Omar Sosa est accompagné d’un Marocain chanteur et joueur de gembri, espèce de guitare basse à deux cordes qui sert de symbole à l’Orchestre National de Barbès. Pas de batteur, mais un percussionniste brésilien dont les mains se multiplient comme celles du dieu Shiva alors que ses pieds aux chevilles ceintes de clochettes tintent sans cesse.

Omar Sosa est un trafiquant de sons. Il prépare son piano en trifouillant les cordes, en y jetant des colliers, avec un ordinateur de bord qui lui permet de garder son plan de vol pendant qu’il file dans les espaces interstellaires que son imagination mirifique nous fait découvrir. Puis il fait participer le public, lui apprend à battre la mesure, à chanter.

S’il pouvait abandonner son piano, il nous apprendrait bien à danser. Mais, pour notre plus grand bonheur, il ne le peut pas.

par Guillaume Lagrée // Publié le 15 mars 2004
P.-S. :

Festival varié et réussi cette année. Mais le manque de moyens est criant. La même semaine avait lieu à Rennes le festival de théâtre « Mettre en scène », qui mobilisait le Théâtre National de Bretagne, les médias locaux et nationaux, les subventions, bref, l’attention.
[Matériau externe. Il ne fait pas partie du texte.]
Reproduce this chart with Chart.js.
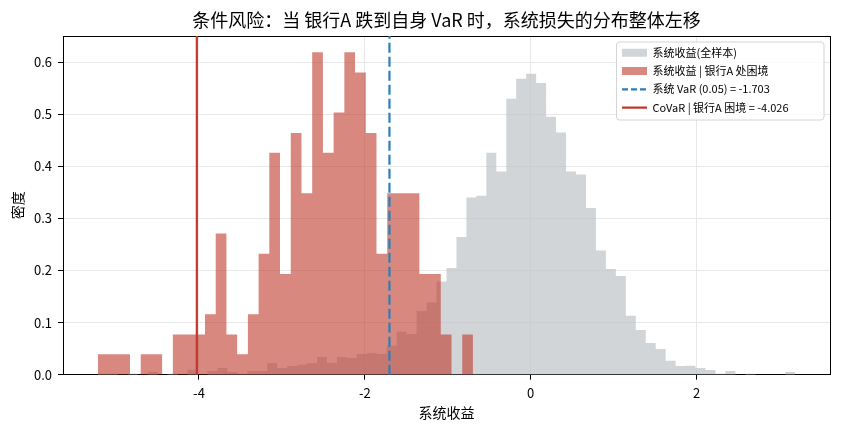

Pas facile non plus de faire un festival de jazz à Rennes un mois avant les Transmusicales, festival de rock universellement reconnu, du moins aux dires de ses promoteurs.
La MJC Bréquigny se glisse dans les interstices que laissent ces grosses machines pour réussir son festival. Pour le 15è anniversaire en 2004, on nous promet monts et merveilles. Affaire à suivre.